Romney has actually said that the state of Arizona could be the model for the nation. He also likes his “self-deportation” approach of making immigrant life so miserable that they will leave. He never talked about streamlining visa process and lifting red tape for educated immigrants. Enough said.
Romney: being severely socially conservative and running on the plan that resembles wishful thinking, I would not expect much good to come out of Romney’s administration. The “5 Point Plan” the he is running on is not really a plan but a set of, at times vague, goals. A plan would be a more concrete description of how those goals are going to be achieved. Romney used to be a consultant but his current behavior cannot be further from what behavior of a real consultant would resemble. I’m a consultant as well and, if on an assignment, I told my client “You need to cut costs”, I would expect to hear something like “Thanks, Einstein we already knew that. We need you to tell us how to do that”. How he is going to do that is precisely what Romney’s “plan” lacks. This, on top of the fact that current Republican party seems to be falling off the cliff of sensibility and reason, makes Romney look like a poor choice to me.

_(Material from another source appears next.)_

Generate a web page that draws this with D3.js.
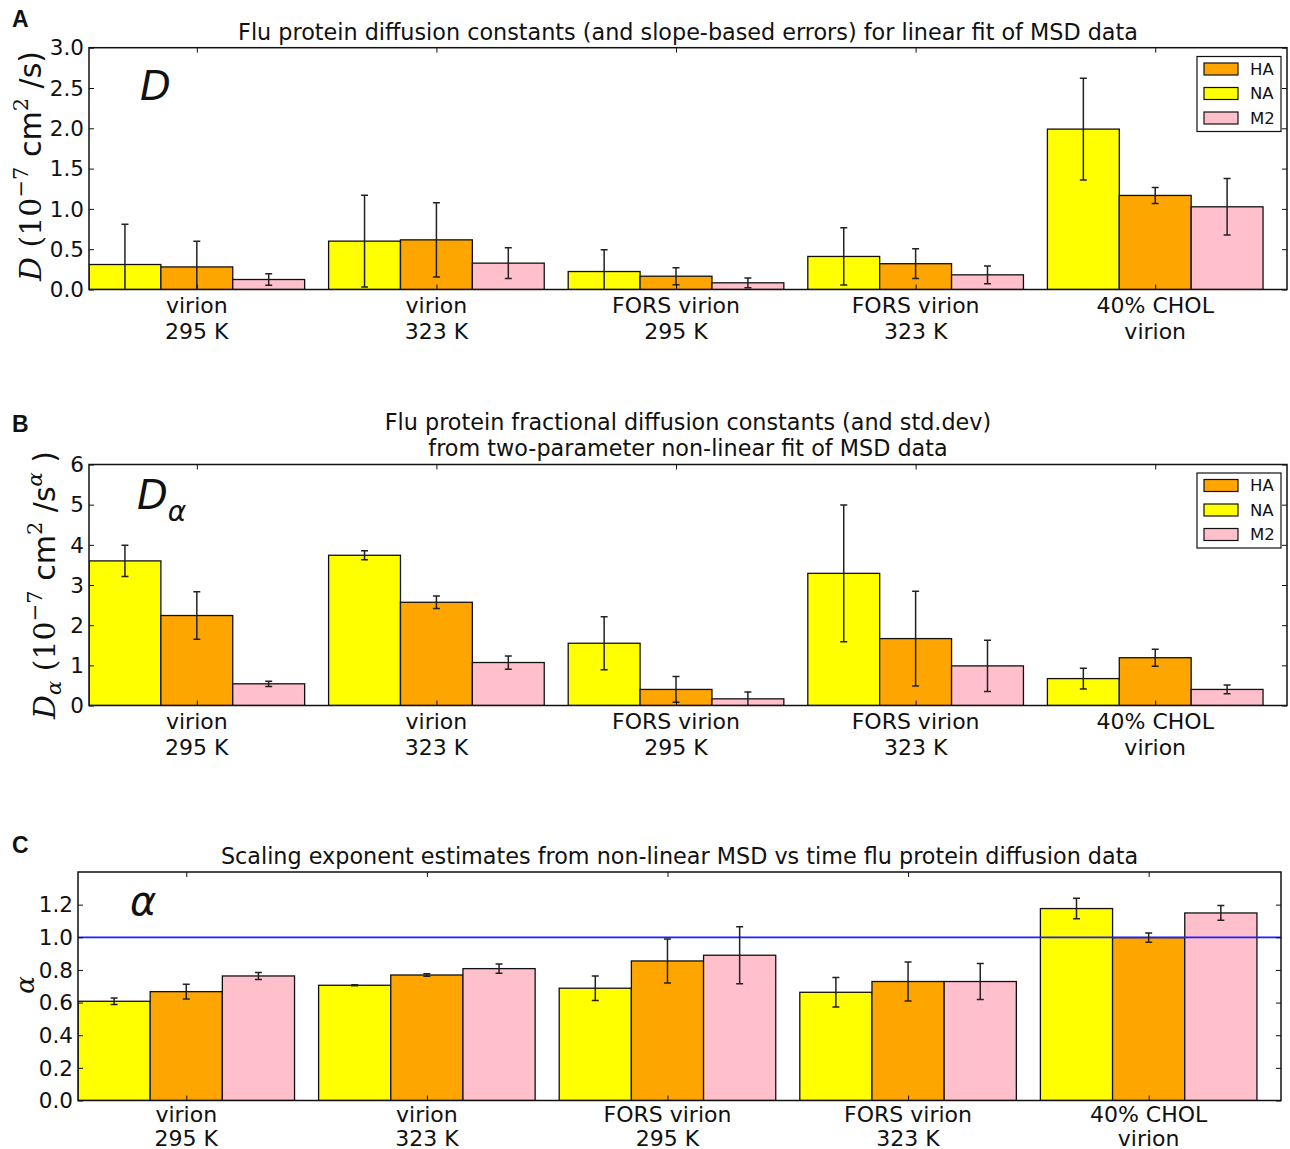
<!DOCTYPE html>
<html>
<head>
<meta charset="utf-8">
<script src="https://cdn.jsdelivr.net/npm/d3@7"></script>
<style>
  body { margin: 0; background: #fff; }
  text { font-family: "DejaVu Sans", sans-serif; fill: #111; }
</style>
</head>
<body>
<svg id="fig" width="1290" height="1149"></svg>
<script>
// categories (two-line tick labels)
const groupLine1 = ["virion", "virion", "FORS virion", "FORS virion", "40% CHOL"];
const groupLine2 = ["295 K", "323 K", "295 K", "323 K", "virion"];
const seriesNames = ["NA", "HA", "M2"];
const legendOrder = ["HA", "NA", "M2"];

// panel A: D, linear fit
const dNA = [0.31, 0.60, 0.223, 0.41, 1.99];
const dNAerr = [0.50, 0.57, 0.27, 0.355, 0.63];
const dHA = [0.28, 0.616, 0.165, 0.32, 1.167];
const dHAerr = [0.32, 0.46, 0.105, 0.185, 0.10];
const dM2 = [0.124, 0.327, 0.083, 0.182, 1.026];
const dM2err = [0.07, 0.19, 0.06, 0.11, 0.35];

// panel B: D_alpha, non-linear fit
const daNA = [3.60, 3.74, 1.55, 3.29, 0.67];
const daNAerr = [0.39, 0.11, 0.66, 1.70, 0.26];
const daHA = [2.24, 2.57, 0.40, 1.666, 1.19];
const daHAerr = [0.59, 0.155, 0.32, 1.18, 0.21];
const daM2 = [0.54, 1.07, 0.166, 0.986, 0.40];
const daM2err = [0.065, 0.165, 0.17, 0.64, 0.11];

// panel C: alpha
const aNA = [0.608, 0.706, 0.688, 0.663, 1.176];
const aNAerr = [0.02, 0.003, 0.075, 0.09, 0.063];
const aHA = [0.667, 0.769, 0.855, 0.729, 0.998];
const aHAerr = [0.045, 0.008, 0.135, 0.12, 0.028];
const aM2 = [0.763, 0.808, 0.89, 0.729, 1.149];
const aM2err = [0.022, 0.028, 0.175, 0.11, 0.045];

const yTicksA = [0, 0.5, 1.0, 1.5, 2.0, 2.5, 3.0];
const yTicksB = [0, 1, 2, 3, 4, 5, 6];
const yTicksC = [0, 0.2, 0.4, 0.6, 0.8, 1.0, 1.2];
const refLineC = 1.0;

const colors = { NA: "#ffff00", HA: "#ffa500", M2: "#ffc0cb" };
const barW = 0.3;

const svg = d3.select("#fig");

const panels = [
  {
    id: "A", letterY: 27,
    title: ["Flu protein diffusion constants (and slope-based errors) for linear fit of MSD data"],
    titleY: 40,
    left: 89, right: 1287, top: 47.7, bottom: 289.5,
    ymax: 3, ticks: yTicksA, fmt: d3.format(".1f"),
    values: [dNA, dHA, dM2], errs: [dNAerr, dHAerr, dM2err],
    legend: { x: 1197, y: 56.5 },
    catY: [23, 49],
    ylab: { x: 41, y: 166, size: 30, parts: [
      { t: "D", serif: true, it: true }, { t: " (10", serif: true },
      { t: "\u22127", sup: true, serif: true }, { t: " cm" },
      { t: "2", sup: true, serif: true }, { t: " /s)" }] },
    inset: { x: 140, y: 100, main: "D" }
  },
  {
    id: "B", letterY: 432,
    title: ["Flu protein fractional diffusion constants (and std.dev)",
            "from two-parameter non-linear fit of MSD data"],
    titleY: 430,
    left: 89, right: 1287, top: 464.5, bottom: 705.5,
    ymax: 6, ticks: yTicksB, fmt: d3.format("d"),
    values: [daNA, daHA, daM2], errs: [daNAerr, daHAerr, daM2err],
    legend: { x: 1197, y: 473 },
    catY: [23, 49],
    ylab: { x: 55, y: 585, size: 30, parts: [
      { t: "D", serif: true, it: true }, { t: "\u03b1", sub: true, serif: true, it: true },
      { t: "  (10", serif: true }, { t: "\u22127", sup: true, serif: true },
      { t: " cm" }, { t: "2", sup: true, serif: true }, { t: " /s" },
      { t: "\u03b1", sup: true, serif: true, it: true }, { t: " )" }] },
    inset: { x: 137, y: 509, main: "D", sub: "\u03b1" }
  },
  {
    id: "C", letterY: 853,
    title: ["Scaling exponent estimates from non-linear MSD vs time flu protein diffusion data"],
    titleY: 864,
    left: 78, right: 1281, top: 872, bottom: 1100.5,
    ymax: 1.4, ticks: yTicksC, fmt: d3.format(".1f"),
    values: [aNA, aHA, aM2], errs: [aNAerr, aHAerr, aM2err],
    legend: null, refLine: refLineC,
    catY: [21, 45],
    ylab: { x: 34, y: 985, size: 26, parts: [{ t: "\u03b1", serif: true, it: true }] },
    inset: { x: 130, y: 915, main: "\u03b1" }
  }
];

panels.forEach((p) => {
  const g = svg.append("g");
  const x = d3.scaleLinear().domain([0, 5]).range([p.left, p.right]);
  const y = d3.scaleLinear().domain([0, p.ymax]).range([p.bottom, p.top]);
  const w = p.right - p.left, h = p.bottom - p.top;

  svg.append("clipPath").attr("id", "clip" + p.id)
    .append("rect").attr("x", p.left).attr("y", p.top).attr("width", w).attr("height", h);

  // panel letter
  g.append("text").attr("x", 12).attr("y", p.letterY)
    .style("font-family", "'Liberation Sans', Arial, sans-serif")
    .style("font-weight", "bold").style("font-size", "23px").text(p.id);

  // title
  p.title.forEach((line, i) => {
    g.append("text").attr("x", (p.left + p.right) / 2).attr("y", p.titleY + i * 26)
      .attr("text-anchor", "middle").style("font-size", "22.3px").text(line);
  });

  const plot = g.append("g").attr("clip-path", `url(#clip${p.id})`);

  // bars
  const bars = [];
  p.values.forEach((vals, s) => {
    vals.forEach((v, i) => bars.push({ s, i, v, e: p.errs[s][i], name: seriesNames[s] }));
  });
  plot.selectAll(".bar").data(bars).enter().append("rect")
    .attr("x", (d) => x(d.i + d.s * barW))
    .attr("y", (d) => y(d.v))
    .attr("width", x(barW) - x(0))
    .attr("height", (d) => y(0) - y(d.v))
    .attr("fill", (d) => colors[d.name])
    .attr("stroke", "#111").attr("stroke-width", 1.3);

  if (p.refLine != null) {
    plot.append("line").attr("x1", p.left).attr("x2", p.right)
      .attr("y1", y(p.refLine)).attr("y2", y(p.refLine))
      .attr("stroke", "#1f1fff").attr("stroke-width", 1.8);
  }

  // error bars
  const eb = plot.selectAll(".err").data(bars).enter().append("g")
    .attr("stroke", "#222").attr("stroke-width", 1.5);
  const cx = (d) => x(d.i + d.s * barW + barW / 2);
  eb.append("line").attr("x1", cx).attr("x2", cx)
    .attr("y1", (d) => y(d.v - d.e)).attr("y2", (d) => y(d.v + d.e));
  [-1, 1].forEach((k) => {
    eb.append("line").attr("x1", (d) => cx(d) - 3.5).attr("x2", (d) => cx(d) + 3.5)
      .attr("y1", (d) => y(d.v + k * d.e)).attr("y2", (d) => y(d.v + k * d.e));
  });

  // frame
  g.append("rect").attr("x", p.left).attr("y", p.top).attr("width", w).attr("height", h)
    .attr("fill", "none").attr("stroke", "#111").attr("stroke-width", 1.5);

  // ticks (inside, all four sides)
  const yAxL = g.append("g").attr("transform", `translate(${p.left},0)`)
    .call(d3.axisRight(y).tickValues(p.ticks).tickSize(5).tickFormat(""));
  const yAxR = g.append("g").attr("transform", `translate(${p.right},0)`)
    .call(d3.axisLeft(y).tickValues(p.ticks).tickSize(5).tickFormat(""));
  const tickPos = d3.range(5).map((i) => i + 1.5 * barW);
  const xAxB = g.append("g").attr("transform", `translate(0,${p.bottom})`)
    .call(d3.axisTop(x).tickValues(tickPos).tickSize(5).tickFormat(""));
  const xAxT = g.append("g").attr("transform", `translate(0,${p.top})`)
    .call(d3.axisBottom(x).tickValues(tickPos).tickSize(5).tickFormat(""));
  [yAxL, yAxR, xAxB, xAxT].forEach((a) => {
    a.select(".domain").remove();
    a.selectAll("line").attr("stroke", "#111").attr("stroke-width", 1);
  });

  // y tick labels
  g.selectAll(".ytl").data(p.ticks).enter().append("text")
    .attr("x", p.left - 5).attr("y", (d) => y(d)).attr("dy", "0.36em")
    .attr("text-anchor", "end").style("font-size", "21.5px").text(p.fmt);

  // category labels
  tickPos.forEach((t, i) => {
    g.append("text").attr("x", x(t)).attr("y", p.bottom + p.catY[0])
      .attr("text-anchor", "middle").style("font-size", "22px").text(groupLine1[i]);
    g.append("text").attr("x", x(t)).attr("y", p.bottom + p.catY[1])
      .attr("text-anchor", "middle").style("font-size", "22px").text(groupLine2[i]);
  });

  // y label
  const yl = g.append("text")
    .attr("transform", `translate(${p.ylab.x},${p.ylab.y}) rotate(-90)`)
    .attr("text-anchor", "middle").style("font-size", p.ylab.size + "px");
  let shift = 0;
  p.ylab.parts.forEach((part) => {
    const ts = yl.append("tspan").text(part.t);
    if (part.serif) ts.style("font-family", "'DejaVu Serif', serif");
    if (part.it) ts.style("font-style", "italic");
    let target = 0;
    if (part.sup) { ts.style("font-size", Math.round(p.ylab.size * 0.7) + "px"); target = -p.ylab.size * 0.42; }
    if (part.sub) { ts.style("font-size", Math.round(p.ylab.size * 0.7) + "px"); target = p.ylab.size * 0.2; }
    if (target !== shift) { ts.attr("dy", target - shift); shift = target; }
  });

  // inset label
  const il = g.append("text").attr("x", p.inset.x).attr("y", p.inset.y)
    .style("font-size", "40px").style("font-style", "italic").text(p.inset.main);
  if (p.inset.sub) {
    il.append("tspan").attr("dy", 12).style("font-size", "28px").text(p.inset.sub);
  }

  // legend
  if (p.legend) {
    const lg = g.append("g").attr("transform", `translate(${p.legend.x},${p.legend.y})`);
    lg.append("rect").attr("width", 84).attr("height", 75)
      .attr("fill", "#fff").attr("stroke", "#111").attr("stroke-width", 1.2);
    legendOrder.forEach((name, k) => {
      const yy = 12.5 + k * 24.5;
      lg.append("rect").attr("x", 7).attr("y", yy - 6).attr("width", 34).attr("height", 12)
        .attr("fill", colors[name]).attr("stroke", "#111").attr("stroke-width", 1.2);
      lg.append("text").attr("x", 53).attr("y", yy).attr("dy", "0.36em")
        .style("font-size", "16.5px").text(name);
    });
  }
});
</script>
</body>
</html>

Obama: while there were a few things to be disappointed about (like president’s inability to work with the congress or perhaps sub-optimal use of stimulus money), I think Obama deserves re-election. His proposed policies make way more sense that those of Romney. Taxing the affluent in order to pay for things like research, education and infrastructure is something that every nation does, while America has essentially regressive tax system. I wish he was more aggressive in dealing with the fiscal problems and pursuing other parts of his rhetoric. Given the options, however, there is no question about who I would support.